Colorado only has one true center forward on the entire roster, and that's Edson Buddle. Gabriel Torres can play the spot, but he only serves to add another runner and gunner into the mix up top. His skill on the ball, off-the-ball ability and fantastic shot mean he'll score goals from that spot, but he's not the type of guy who plays with his back to goal. Deshorn Brown can play center forward, but his skills are far better suited to a wide game (think Omar Cummings with some strength in his game). He is best deployed as a center forward when you're down a goal late and want to hoof it through Route 1 to the guy who makes something out of nothing, Gareth-Bale-with-Spurs style.
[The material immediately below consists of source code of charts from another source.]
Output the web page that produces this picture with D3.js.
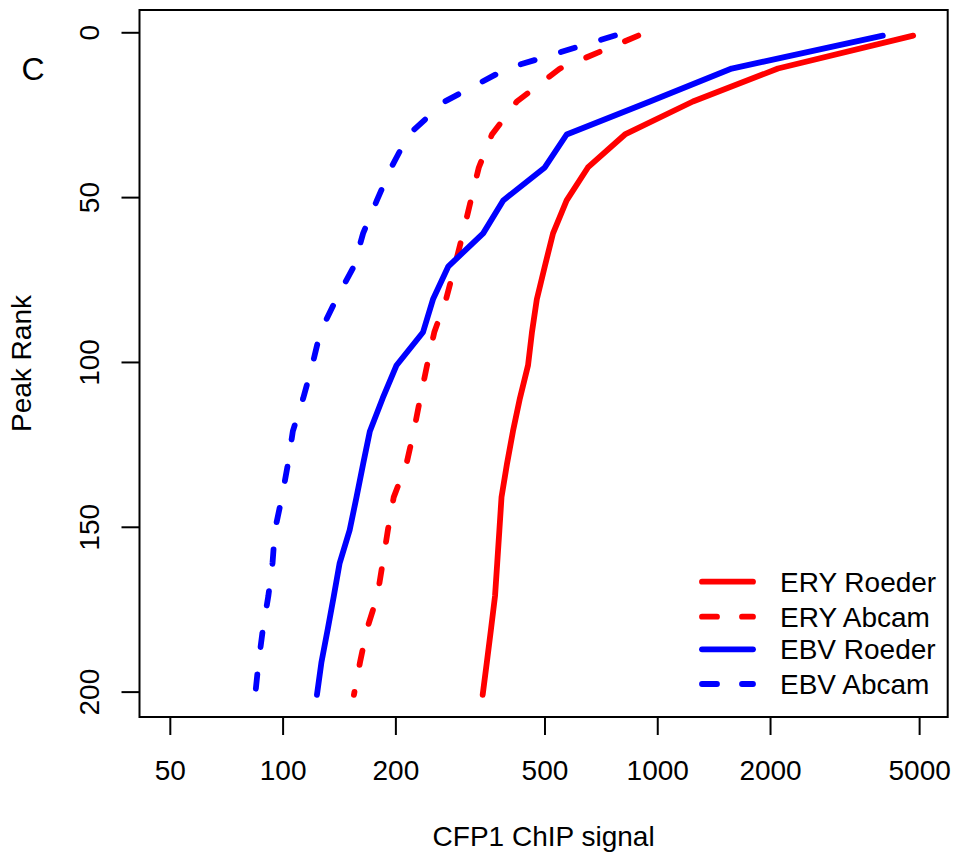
<!DOCTYPE html>
<html>
<head>
<meta charset="utf-8">
<script src="https://cdn.jsdelivr.net/npm/d3@7"></script>
<style>
  body { margin: 0; background: #fff; }
  text { font-family: "Liberation Sans", Arial, sans-serif; fill: #000; }
</style>
</head>
<body>
<div id="chart"></div>
<script>
// peak ranks (every 10th peak)
const ranks = [1, 11, 21, 31, 41, 51, 61, 71, 81, 91, 101, 111, 121, 131, 141, 151, 161, 171, 181, 191, 201];
// CFP1 ChIP signal at each rank
const eryRoeder = [4820, 2100, 1245, 820, 653, 573, 527, 501, 477, 463, 452, 430, 412, 397, 384, 379, 374, 369, 360, 351, 342];
const eryAbcam  = [890, 550, 422, 362, 334, 318, 303, 288, 273, 254, 243, 233, 224, 214, 198, 191, 185, 179, 168, 161, 155];
const ebvRoeder = [4000, 1580, 956, 573, 501, 388, 343, 277, 252, 237, 201.5, 185, 171, 164, 157.5, 151, 142, 137, 132, 127, 123.5];
const ebvAbcam  = [771, 397, 271, 217, 195, 178.5, 164, 155, 139, 126, 120, 113.5, 106.5, 103.3, 99.6, 95.4, 94, 91.6, 88.6, 86.3, 84.5];
const seriesNames = ["ERY Roeder", "ERY Abcam", "EBV Roeder", "EBV Abcam"];
const xTicks = [50, 100, 200, 500, 1000, 2000, 5000];
const yTicks = [0, 50, 100, 150, 200];

const colors = {"ERY Roeder": "#ff0000", "ERY Abcam": "#ff0000", "EBV Roeder": "#0000ff", "EBV Abcam": "#0000ff"};
const dashed = {"ERY Roeder": false, "ERY Abcam": true, "EBV Roeder": false, "EBV Abcam": true};
const seriesValues = [eryRoeder, eryAbcam, ebvRoeder, ebvAbcam];

const width = 953, height = 856;
const plotL = 139.5, plotR = 947.7, plotT = 10, plotB = 717;

const svg = d3.select("#chart").append("svg")
    .attr("width", width)
    .attr("height", height);

const x = d3.scaleLog().domain([41.5, 5960]).range([plotL, plotR]);
const y = d3.scaleLinear().domain([-6.76, 207.7]).range([plotT, plotB]);

// series lines
const line = d3.line()
    .x(d => x(d.v))
    .y(d => y(d.r));

seriesNames.forEach((name, i) => {
    const pts = ranks.map((r, j) => ({r: r, v: seriesValues[i][j]}));
    svg.append("path")
        .datum(pts)
        .attr("d", line)
        .attr("fill", "none")
        .attr("stroke", colors[name])
        .attr("stroke-width", 5.8)
        .attr("stroke-linecap", "round")
        .attr("stroke-linejoin", "round")
        .attr("stroke-dasharray", dashed[name] ? "14.5,27.5" : null);
});

// frame
svg.append("rect")
    .attr("x", plotL)
    .attr("y", plotT)
    .attr("width", plotR - plotL)
    .attr("height", plotB - plotT)
    .attr("fill", "none")
    .attr("stroke", "#000")
    .attr("stroke-width", 2);

// x axis
const xAxis = svg.append("g")
    .attr("transform", `translate(0,${plotB})`)
    .call(d3.axisBottom(x).tickValues(xTicks).tickFormat(d3.format("d")).tickSize(18));
xAxis.select(".domain").remove();
xAxis.selectAll("line").attr("stroke", "#000").attr("stroke-width", 2);
xAxis.selectAll("text")
    .attr("y", 63)
    .attr("dy", null)
    .style("font-size", "28px");
xAxis.attr("font-family", null);

// y axis (labels rotated like base R)
const yAxis = svg.append("g")
    .attr("transform", `translate(${plotL},0)`)
    .call(d3.axisLeft(y).tickValues(yTicks).tickSize(18));
yAxis.select(".domain").remove();
yAxis.selectAll("line").attr("stroke", "#000").attr("stroke-width", 2);
yAxis.selectAll("text")
    .attr("x", null)
    .attr("dy", null)
    .attr("text-anchor", "middle")
    .attr("transform", "translate(-40.5,0) rotate(-90)")
    .style("font-size", "28px");
yAxis.attr("font-family", null);

// axis titles
svg.append("text")
    .attr("x", (plotL + plotR) / 2)
    .attr("y", 846)
    .attr("text-anchor", "middle")
    .style("font-size", "28px")
    .text("CFP1 ChIP signal");

svg.append("text")
    .attr("transform", `translate(31,${(plotT + plotB) / 2}) rotate(-90)`)
    .attr("text-anchor", "middle")
    .style("font-size", "28px")
    .text("Peak Rank");

// panel letter
svg.append("text")
    .attr("x", 33)
    .attr("y", 80)
    .attr("text-anchor", "middle")
    .style("font-size", "32px")
    .text("C");

// legend (no box)
const legendY = [581.7, 616.7, 649.3, 684];
const legend = svg.append("g");
seriesNames.forEach((name, i) => {
    legend.append("line")
        .attr("x1", 702).attr("x2", 753)
        .attr("y1", legendY[i]).attr("y2", legendY[i])
        .attr("stroke", colors[name])
        .attr("stroke-width", 5.8)
        .attr("stroke-linecap", "round")
        .attr("stroke-dasharray", dashed[name] ? "15,25" : null);
    legend.append("text")
        .attr("x", 780)
        .attr("y", legendY[i] + 10)
        .style("font-size", "28px")
        .text(name);
});
</script>
</body>
</html>
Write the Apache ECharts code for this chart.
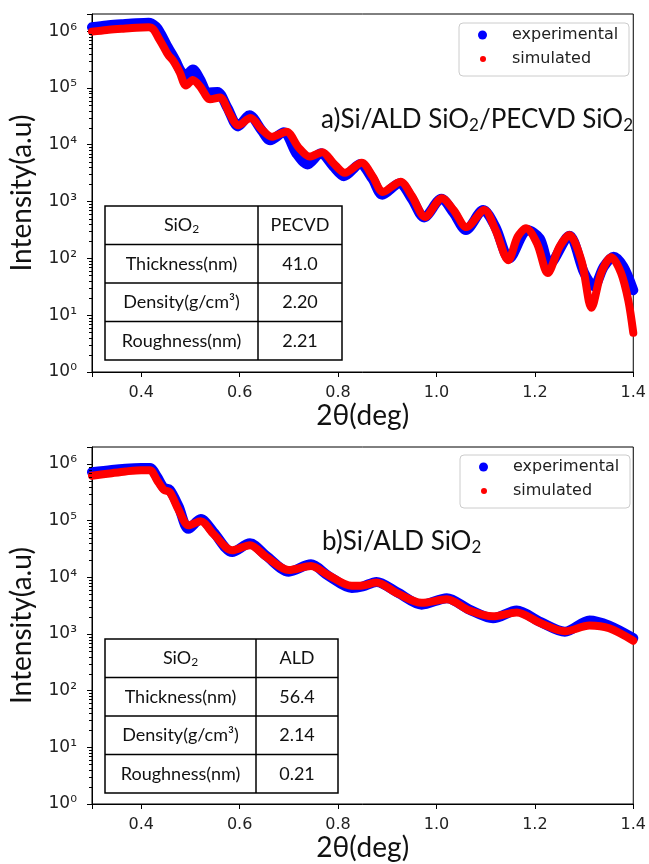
<!DOCTYPE html>
<html>
<head>
<meta charset="utf-8">
<script src="https://cdn.jsdelivr.net/npm/echarts@6/dist/echarts.min.js"></script>
<style>html,body{margin:0;padding:0;background:#fff}#c{width:649px;height:864px}</style>
</head>
<body>
<div id="c"></div>
<script>
// ---- Panel a) Si/ALD SiO2/PECVD SiO2 ----
const xA_exp = [0.30,0.33,0.36,0.39,0.415,0.43,0.44,0.452,0.462,0.47,0.48,0.49,0.505,0.52,0.535,0.555,0.575,0.597,0.62,0.645,0.662,0.69,0.715,0.738,0.765,0.79,0.812,0.845,0.87,0.89,0.925,0.95,0.975,1.01,1.035,1.06,1.095,1.12,1.148,1.185,1.21,1.23,1.27,1.30,1.32,1.34,1.36,1.38,1.40];
const yA_exp = [1.17e6,1.26e6,1.32e6,1.38e6,1.41e6,1.2e6,8.9e5,5.6e5,4.0e5,3.0e5,2.0e5,1.66e5,2.1e5,1.4e5,8.3e4,8.5e4,4.5e4,2.1e4,3.3e4,1.78e4,1.2e4,1.66e4,7.1e3,4.5e3,7.1e3,4.2e3,2.8e3,4.6e3,2.5e3,1.32e3,2.1e3,1.12e3,525,1120,631,316,708,355,100,316,224,79,251,56,32,71,107,71,27.5];
const xA_sim = [0.30,0.33,0.36,0.39,0.415,0.425,0.435,0.446,0.455,0.465,0.478,0.491,0.505,0.52,0.54,0.56,0.58,0.597,0.622,0.645,0.665,0.695,0.72,0.742,0.768,0.79,0.814,0.848,0.87,0.891,0.927,0.95,0.977,1.011,1.035,1.061,1.097,1.12,1.146,1.165,1.182,1.205,1.226,1.25,1.27,1.295,1.315,1.335,1.355,1.375,1.39,1.40];
const yA_sim = [9.8e5,1.05e6,1.1e6,1.15e6,1.17e6,1.07e6,7.6e5,5.2e5,3.8e5,3.0e5,1.9e5,1.1e5,1.38e5,1.05e5,6.3e4,6.8e4,3.5e4,2.2e4,2.95e4,1.86e4,1.38e4,1.7e4,8.9e3,6.2e3,7.4e3,4.8e3,3.2e3,4.8e3,2.8e3,1.48e3,2.24e3,1.26e3,537,1148,708,355,708,316,93,240,339,178,55,160,257,89,13.5,56,105,56,18,4.9];

// ---- Panel b) Si/ALD SiO2 ----
const xB = [0.30,0.34,0.368,0.40,0.418,0.432,0.446,0.458,0.476,0.496,0.521,0.547,0.585,0.621,0.654,0.70,0.745,0.78,0.828,0.85,0.878,0.921,0.97,1.021,1.067,1.115,1.163,1.212,1.261,1.311,1.351,1.40];
const yB_exp = [7.2e5,7.9e5,8.3e5,8.5e5,8.5e5,6.0e5,3.8e5,3.5e5,1.78e5,7.2e4,1.07e5,6.3e4,2.8e4,4.0e4,2.4e4,1.26e4,1.7e4,1.07e4,6.5e3,6.9e3,8.3e3,5.4e3,3.3e3,4.3e3,2.7e3,1.9e3,2.6e3,1.62e3,1.1e3,1.74e3,1.41e3,850];
const yB_sim = [6.2e5,6.9e5,7.4e5,7.8e5,7.8e5,5.2e5,3.5e5,3.2e5,1.55e5,8.3e4,9.8e4,5.8e4,3.0e4,3.7e4,2.3e4,1.35e4,1.58e4,1.1e4,7.1e3,7.2e3,8.1e3,5.2e3,3.55e3,4.1e3,2.6e3,2.05e3,2.4e3,1.55e3,1.12e3,1.41e3,1.26e3,760];

// ---- texts ----
const seriesNames = ['experimental','simulated'];
const panelLabels = ['a)Si/ALD SiO₂/PECVD SiO₂','b)Si/ALD SiO₂'];
const tableA = [['SiO₂','PECVD'],['Thickness(nm)','41.0'],['Density(g/cm³)','2.20'],['Roughness(nm)','2.21']];
const tableB = [['SiO₂','ALD'],['Thickness(nm)','56.4'],['Density(g/cm³)','2.14'],['Roughness(nm)','0.21']];
const xTitle = '2θ(deg)';
const yTitle = 'Intensity(a.u)';

const BLUE = '#0000ff', RED = '#ff0000';
const TXT_FONT = 'Lato, "Open Sans", sans-serif';
const TICK_FONT = '"DejaVu Sans", sans-serif';
const sup = {'0':'⁰','1':'¹','2':'²','3':'³','4':'⁴','5':'⁵','6':'⁶','7':'⁷'};

// log-axis minor tick positions (2..9 x 10^k) inside the 1 .. 2e6 range
const minorTickVals = [];
for (let k = 0; k <= 6; k++) for (let m = 2; m <= 9; m++) { const v = m * Math.pow(10, k); if (v < 2e6) minorTickVals.push(v); }

function pairs(xs, ys){ return xs.map((x,i)=>[x, ys[i]]); }
function toRich(s){ return s.replace(/₂/g, '{s|2}'); }
function yFmt(v){
  const e = Math.log10(v); const r = Math.round(e);
  if (Math.abs(e - r) > 1e-6) return '';
  return '10' + sup[String(r)];
}

const panels = [
  {top:14, height:358, exp:pairs(xA_exp,yA_exp), sim:pairs(xA_sim,yA_sim), table:tableA, label:panelLabels[0], nameGap:26,
   lab:{x:321,y:120}, tab:{x0:105,x1:258,x2:342,y0:206,rh:38.5}, leg:{x:459,y:23}},
  {top:447, height:357, exp:pairs(xB,yB_exp), sim:pairs(xB,yB_sim), table:tableB, label:panelLabels[1], nameGap:30,
   lab:{x:322,y:542}, tab:{x0:105,x1:256,x2:338,y0:639,rh:38.5}, leg:{x:460,y:455}}
];

const grids = [], xAxes = [], yAxes = [], series = [], legends = [], graphics = [];
panels.forEach((p, i) => {
  grids.push({left:86, top:p.top, width:551, height:p.height, show:true, borderColor:'#000', borderWidth:1, backgroundColor:'transparent'});
  xAxes.push({
    type:'value', gridIndex:i, min:0.3, max:1.4,
    axisLine:{show:true, onZero:false, lineStyle:{color:'#000', width:1}},
    axisTick:{show:true, length:5, lineStyle:{color:'#000'}},
    splitLine:{show:false},
    axisLabel:{fontFamily:TICK_FONT, fontSize:16, color:'#222', margin:13,
      formatter:v => Math.abs(v-0.3) < 1e-9 ? '' : v.toFixed(1)},
    name:xTitle, nameLocation:'middle', nameGap:p.nameGap,
    nameTextStyle:{fontFamily:TXT_FONT, fontSize:28, color:'#111'}
  });
  yAxes.push({
    type:'log', logBase:10, gridIndex:i, min:1, max:2e6, splitNumber:6,
    axisLine:{show:true, lineStyle:{color:'#000', width:1}},
    axisTick:{show:true, length:5, lineStyle:{color:'#000'}},
    splitLine:{show:false},
    axisLabel:{fontFamily:TICK_FONT, fontSize:17, color:'#222', margin:15, formatter:yFmt},
    name:yTitle, nameLocation:'middle', nameGap:56,
    nameTextStyle:{fontFamily:TXT_FONT, fontSize:28, color:'#111'}
  });
  series.push({
    type:'line', name:seriesNames[0], xAxisIndex:i, yAxisIndex:i, data:p.exp,
    showSymbol:false, symbol:'circle', smooth:0.3, z:2, silent:true,
    itemStyle:{color:BLUE}, lineStyle:{color:BLUE, width:10, cap:'round', join:'round'}
  });
  series.push({
    type:'line', name:seriesNames[1], xAxisIndex:i, yAxisIndex:i, data:p.sim,
    showSymbol:false, symbol:'circle', smooth:0.3, z:3, silent:true,
    itemStyle:{color:RED}, lineStyle:{color:RED, width:8, cap:'round', join:'round'}
  });
  // legend box
  graphics.push({type:'rect', z:5, shape:{x:p.leg.x, y:p.leg.y, width:170, height:53, r:4},
    style:{fill:'rgba(255,255,255,0.85)', stroke:'#cccccc', lineWidth:1}});
  legends.push({data:[seriesNames[0]], left:p.leg.x+19, top:p.leg.y+4, padding:0, z:10,
    icon:'circle', itemWidth:9, itemHeight:9, selectedMode:false,
    textStyle:{fontFamily:TICK_FONT, fontSize:16, color:'#222', padding:[0,0,0,20]}});
  legends.push({data:[seriesNames[1]], left:p.leg.x+21, top:p.leg.y+28, padding:0, z:10,
    icon:'circle', itemWidth:6, itemHeight:6, selectedMode:false,
    textStyle:{fontFamily:TICK_FONT, fontSize:16, color:'#222', padding:[0,0,0,21]}});
  // panel label
  graphics.push({type:'text', z:6, x:p.lab.x, y:p.lab.y,
    style:{text:toRich(p.label), fontFamily:TXT_FONT, fontSize:26, fill:'#111',
      verticalAlign:'middle', align:'left',
      rich:{s:{fontFamily:TXT_FONT, fontSize:17, fill:'#111', padding:[11,0,0,0]}}}});
  // table
  const t = p.tab, nr = p.table.length;
  graphics.push({type:'rect', z:6, shape:{x:t.x0, y:t.y0, width:t.x2-t.x0, height:t.rh*nr},
    style:{fill:'#fff', stroke:'#000', lineWidth:1.5}});
  graphics.push({type:'line', z:7, shape:{x1:t.x1, y1:t.y0, x2:t.x1, y2:t.y0+t.rh*nr}, style:{stroke:'#000', lineWidth:1.5}});
  for (let r = 1; r < nr; r++) {
    graphics.push({type:'line', z:7, shape:{x1:t.x0, y1:t.y0+t.rh*r, x2:t.x2, y2:t.y0+t.rh*r}, style:{stroke:'#000', lineWidth:1.5}});
  }
  p.table.forEach((row, r) => {
    const cy = t.y0 + t.rh*(r+0.5);
    [[row[0], (t.x0+t.x1)/2], [row[1], (t.x1+t.x2)/2]].forEach(([txt, cx]) => {
      graphics.push({type:'text', z:8, x:cx, y:cy,
        style:{text:toRich(txt), fontFamily:TXT_FONT, fontSize:18, fill:'#111', align:'center', verticalAlign:'middle',
          rich:{s:{fontFamily:TXT_FONT, fontSize:12, fill:'#111', padding:[8,0,0,0]}}}});
    });
  });
});

const chart = echarts.init(document.getElementById('c'), null, {renderer:'canvas'});
chart.setOption({
  animation:false,
  backgroundColor:'#fff',
  grid:grids, xAxis:xAxes, yAxis:yAxes, series:series, legend:legends
});
// minor ticks on the log y axes, positioned through the library's own scale
panels.forEach((p, i) => {
  minorTickVals.forEach(v => {
    const pt = chart.convertToPixel({gridIndex:i}, [0.3, v]);
    const y = Math.round(pt[1]) + 0.5;
    graphics.push({type:'line', z:4, silent:true, shape:{x1:pt[0]-3, y1:y, x2:pt[0], y2:y}, style:{stroke:'#000', lineWidth:1}});
  });
});
chart.setOption({graphic:graphics});
</script>
</body>
</html>
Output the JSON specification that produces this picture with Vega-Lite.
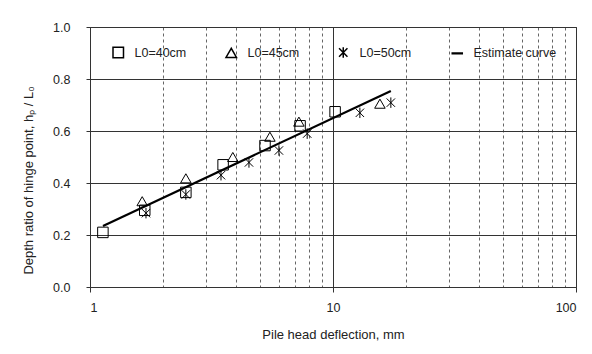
{
  "$schema": "https://vega.github.io/schema/vega-lite/v6.json",
  "width": 486,
  "height": 260,
  "autosize": {"type": "none"},
  "padding": {"left": 90, "top": 27, "right": 16, "bottom": 67},
  "background": "white",
  "config": {
    "view": {"stroke": "#333", "strokeWidth": 1},
    "font": "Liberation Sans"
  },
  "data": {
    "values": [
      {"series": "L0=40cm", "defl": 1.13, "ratio": 0.21},
      {"series": "L0=40cm", "defl": 1.68, "ratio": 0.295},
      {"series": "L0=40cm", "defl": 2.48, "ratio": 0.364},
      {"series": "L0=40cm", "defl": 3.53, "ratio": 0.47},
      {"series": "L0=40cm", "defl": 5.25, "ratio": 0.544},
      {"series": "L0=40cm", "defl": 7.32, "ratio": 0.62},
      {"series": "L0=40cm", "defl": 10.2, "ratio": 0.674},
      {"series": "L0=45cm", "defl": 1.64, "ratio": 0.33},
      {"series": "L0=45cm", "defl": 2.48, "ratio": 0.418},
      {"series": "L0=45cm", "defl": 3.87, "ratio": 0.5},
      {"series": "L0=45cm", "defl": 5.5, "ratio": 0.578},
      {"series": "L0=45cm", "defl": 7.24, "ratio": 0.636},
      {"series": "L0=45cm", "defl": 15.6, "ratio": 0.705},
      {"series": "L0=50cm", "defl": 1.7, "ratio": 0.284},
      {"series": "L0=50cm", "defl": 2.48, "ratio": 0.356},
      {"series": "L0=50cm", "defl": 3.46, "ratio": 0.43},
      {"series": "L0=50cm", "defl": 4.51, "ratio": 0.479},
      {"series": "L0=50cm", "defl": 5.99, "ratio": 0.525},
      {"series": "L0=50cm", "defl": 7.83, "ratio": 0.59},
      {"series": "L0=50cm", "defl": 12.9, "ratio": 0.67},
      {"series": "L0=50cm", "defl": 17.3, "ratio": 0.709},
      {"series": "Estimate curve", "defl": 1.131, "ratio": 0.235},
      {"series": "Estimate curve", "defl": 17.3, "ratio": 0.754}
    ]
  },
  "encoding": {
    "x": {
      "field": "defl",
      "type": "quantitative",
      "title": "Pile head deflection, mm",
      "scale": {"type": "log", "domain": [1, 100], "nice": false},
      "axis": {
        "values": [1, 2, 3, 4, 5, 6, 7, 8, 9, 10, 20, 30, 40, 50, 60, 70, 80, 90, 100],
        "labelExpr": "(datum.value == 1 || datum.value == 10 || datum.value == 100) ? format(datum.value, 'd') : ''",
        "domain": false,
        "grid": true,
        "gridColor": {"condition": {"test": "datum.value == 1 || datum.value == 10 || datum.value == 100", "value": "#333"}, "value": "#666"},
        "gridDash": {"condition": {"test": "datum.value == 1 || datum.value == 10 || datum.value == 100", "value": []}, "value": [3, 3]},
        "tickSize": {"condition": {"test": "datum.value == 1 || datum.value == 10 || datum.value == 100", "value": 5}, "value": 0},
        "tickColor": "#333",
        "labelPadding": 9,
        "labelFontSize": 12.5,
        "labelColor": "#222",
        "titleFontSize": 13,
        "titleFontWeight": "normal",
        "titleColor": "#222",
        "titlePadding": 15
      }
    },
    "y": {
      "field": "ratio",
      "type": "quantitative",
      "title": "Depth ratio of hinge point, hₚ / L₀",
      "scale": {"domain": [0, 1], "nice": false, "zero": true},
      "axis": {
        "values": [0, 0.2, 0.4, 0.6, 0.8, 1.0],
        "format": ".1f",
        "domain": false,
        "grid": true,
        "gridColor": "#333",
        "tickSize": 4,
        "tickColor": "#333",
        "labelPadding": 16,
        "labelFontSize": 12.5,
        "labelColor": "#222",
        "titleFontSize": 13,
        "titleFontWeight": "normal",
        "titleColor": "#222",
        "titleX": -55,
        "titleY": 153
      }
    }
  },
  "layer": [
    {
      "data": {"values": [{}]},
      "mark": {"type": "rect", "color": "white", "strokeWidth": 0},
      "encoding": {
        "x": {"datum": 1, "type": "quantitative", "title": "Pile head deflection, mm"},
        "x2": {"datum": 100},
        "y": {"datum": 0.81, "type": "quantitative", "title": "Depth ratio of hinge point, hₚ / L₀"},
        "y2": {"datum": 0.975}
      }
    },
    {
      "transform": [{"filter": "datum.series == 'Estimate curve'"}],
      "mark": {"type": "line", "color": "black", "strokeWidth": 2.2},
      "encoding": {}
    },
    {
      "transform": [{"filter": "datum.series != 'Estimate curve'"}],
      "mark": {"type": "point", "filled": false, "color": "black", "strokeWidth": 1, "size": 110, "opacity": 1},
      "encoding": {
        "shape": {
          "field": "series",
          "type": "nominal",
          "scale": {
            "domain": ["L0=40cm", "L0=45cm", "L0=50cm", "Estimate curve"],
            "range": ["square", "triangle-up", "M-0.8,-0.8L0.8,0.8M-0.8,0.8L0.8,-0.8M0,-1L0,1", "M-1.1,-0.09L1.1,-0.09M-1.1,0L1.1,0M-1.1,0.09L1.1,0.09"]
          },
          "legend": {
            "orient": "none",
            "legendX": 22,
            "legendY": 19,
            "direction": "horizontal",
            "title": null,
            "labelFontSize": 12.5,
            "labelColor": "#222",
            "labelOffset": 10,
            "symbolSize": 110,
            "symbolStrokeColor": "black",
            "symbolFillColor": "transparent",
            "columnPadding": 36,
            "encode": {
              "symbols": {
                "update": {
                  "strokeWidth": [{"test": "datum.value === 'Estimate curve'", "value": 2.2}, {"value": 1}]
                }
              }
            }
          }
        }
      }
    }
  ]
}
That leaves Buddle. He had a quiet first year in burgundy, at first glance. Five goals and three assists wasn't at the top of the leader board. He was often chided for being out of fitness and occasionally didn't see a whole lot of the ball. Regardless, when Buddle was healthy, the Rapids tended to win games. Three of Buddle's goals were game-winning, and two of his assists were as well. Of the Rapids' 14 wins last year, he had a hand in over 1/3. He was often quiet, but he was always influential when he was on the field. (It can also be argued that the majority of the games he was in that the Rapids lost weren't really his fault, as he was sometimes forced to act as a hold-up man for the slowest 'forward' tandem in soccer last year, Atiba Harris and Nick Labrocca.)

Unless the Rapids turn a major corner and begin scoring for fun with the numerous chances they create from the run-n-gun, the hold-up influence in the center of the park will have to help and add a steadying variety in the final third. The Rapids simply play better when they have that extra element in the attack, and Buddle is, for the moment, the only one who can play it.